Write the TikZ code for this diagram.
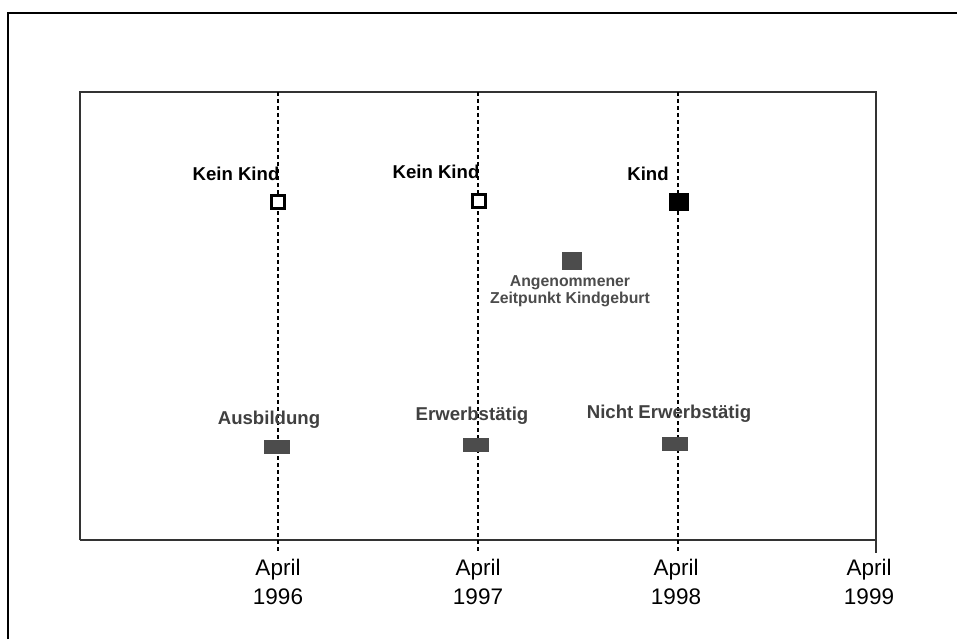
\documentclass[tikz,border=0pt]{standalone}
\usepackage{fontspec}
\setmainfont{Liberation Sans}
\begin{document}
\begin{tikzpicture}[x=1pt,y=-1pt,
  frame/.style={line width=2.5pt,black},
  plotbox/.style={draw=black!80,line width=1.3pt},
  vline/.style={black,line width=1.4pt,dash pattern=on 4pt off 3pt},
  emptybox/.style={draw=black,line width=3pt,fill=white,minimum width=13pt,minimum height=13pt,inner sep=0pt},
  fullbox/.style={draw=none,fill=black,minimum width=20pt,minimum height=18pt,inner sep=0pt},
  graybox/.style={draw=none,fill=black!70,minimum width=20pt,minimum height=18pt,inner sep=0pt},
  grayrect/.style={draw=none,fill=black!70,minimum width=26pt,minimum height=14pt,inner sep=0pt},
  lblblack/.style={font=\bfseries\fontsize{18.6}{20}\selectfont,text=black,inner sep=0pt},
  lblgray/.style={font=\bfseries\fontsize{18.6}{20}\selectfont,text=black!75,inner sep=0pt},
  lblsmall/.style={font=\bfseries\fontsize{15.8}{17.5}\selectfont,text=black!70,inner sep=0pt,align=center},
  year/.style={font=\fontsize{22.5}{29.5}\selectfont,inner sep=0pt,align=center}]
\useasboundingbox (0,0) rectangle (957,639);
\fill[white] (0,0) rectangle (957,639);
% outer frame (cropped at right and bottom)
\draw[frame] (8,639) -- (8,13) -- (957,13);
% plot box
\draw[plotbox] (80,540) -- (80,92) -- (876,92) -- (876,553);
\draw[black!80,line width=2pt] (80,540) -- (876,540);
% vertical dashed lines
\foreach \n/\x in {a/278,b/478,c/678}{
  \coordinate (\n top) at (\x,92);
  \coordinate (\n bot) at (\x,553);
  \draw[vline] (\n top) -- (\n bot);
}
% upper markers
\node[emptybox] (k1) at (278,202) {};
\node[emptybox] (k2) at (479,201) {};
\node[fullbox] (k3) at (679,202) {};
\node[lblblack] (t1) at (236,174) {Kein Kind};
\node[lblblack] (t2) at (436,172) {Kein Kind};
\node[lblblack] (t3) at (648,174) {Kind};
% assumed birth
\node[graybox] (ab) at (572,261) {};
\node[lblsmall] (abt) at (570,291) {Angenommener\\Zeitpunkt Kindgeburt};
% lower markers
\node[grayrect] (e1) at (277,447) {};
\node[grayrect] (e2) at (476,445) {};
\node[grayrect] (e3) at (675,444) {};
\node[lblgray] (u1) at (269,420) {Ausbildung};
\node[lblgray] (u2) at (472,416) {Erwerbstätig};
\node[lblgray] (u3) at (669,414) {Nicht Erwerbstätig};
% year labels
\node[year] (y1) at (278,582) {April\\1996};
\node[year] (y2) at (478,582) {April\\1997};
\node[year] (y3) at (676,582) {April\\1998};
\node[year] (y4) at (869,582) {April\\1999};
\end{tikzpicture}
\end{document}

---*---

| EXERCISE DIRECTIONS |
Reproduce the listing above exactly, excluding all pictures.

| CORRECT RESPONSE |
Write the TikZ code for this diagram.
\documentclass[tikz,border=0pt]{standalone}
\usepackage{fontspec}
\setmainfont{Liberation Sans}
\begin{document}
\begin{tikzpicture}[x=1pt,y=-1pt,
  frame/.style={line width=2.5pt,black},
  plotbox/.style={draw=black!80,line width=1.3pt},
  vline/.style={black,line width=1.4pt,dash pattern=on 4pt off 3pt},
  emptybox/.style={draw=black,line width=3pt,fill=white,minimum width=13pt,minimum height=13pt,inner sep=0pt},
  fullbox/.style={draw=none,fill=black,minimum width=20pt,minimum height=18pt,inner sep=0pt},
  graybox/.style={draw=none,fill=black!70,minimum width=20pt,minimum height=18pt,inner sep=0pt},
  grayrect/.style={draw=none,fill=black!70,minimum width=26pt,minimum height=14pt,inner sep=0pt},
  lblblack/.style={font=\bfseries\fontsize{18.6}{20}\selectfont,text=black,inner sep=0pt},
  lblgray/.style={font=\bfseries\fontsize{18.6}{20}\selectfont,text=black!75,inner sep=0pt},
  lblsmall/.style={font=\bfseries\fontsize{15.8}{17.5}\selectfont,text=black!70,inner sep=0pt,align=center},
  year/.style={font=\fontsize{22.5}{29.5}\selectfont,inner sep=0pt,align=center}]
\useasboundingbox (0,0) rectangle (957,639);
\fill[white] (0,0) rectangle (957,639);
% outer frame (cropped at right and bottom)
\draw[frame] (8,639) -- (8,13) -- (957,13);
% plot box
\draw[plotbox] (80,540) -- (80,92) -- (876,92) -- (876,553);
\draw[black!80,line width=2pt] (80,540) -- (876,540);
% vertical dashed lines
\foreach \n/\x in {a/278,b/478,c/678}{
  \coordinate (\n top) at (\x,92);
  \coordinate (\n bot) at (\x,553);
  \draw[vline] (\n top) -- (\n bot);
}
% upper markers
\node[emptybox] (k1) at (278,202) {};
\node[emptybox] (k2) at (479,201) {};
\node[fullbox] (k3) at (679,202) {};
\node[lblblack] (t1) at (236,174) {Kein Kind};
\node[lblblack] (t2) at (436,172) {Kein Kind};
\node[lblblack] (t3) at (648,174) {Kind};
% assumed birth
\node[graybox] (ab) at (572,261) {};
\node[lblsmall] (abt) at (570,291) {Angenommener\\Zeitpunkt Kindgeburt};
% lower markers
\node[grayrect] (e1) at (277,447) {};
\node[grayrect] (e2) at (476,445) {};
\node[grayrect] (e3) at (675,444) {};
\node[lblgray] (u1) at (269,420) {Ausbildung};
\node[lblgray] (u2) at (472,416) {Erwerbstätig};
\node[lblgray] (u3) at (669,414) {Nicht Erwerbstätig};
% year labels
\node[year] (y1) at (278,582) {April\\1996};
\node[year] (y2) at (478,582) {April\\1997};
\node[year] (y3) at (676,582) {April\\1998};
\node[year] (y4) at (869,582) {April\\1999};
\end{tikzpicture}
\end{document}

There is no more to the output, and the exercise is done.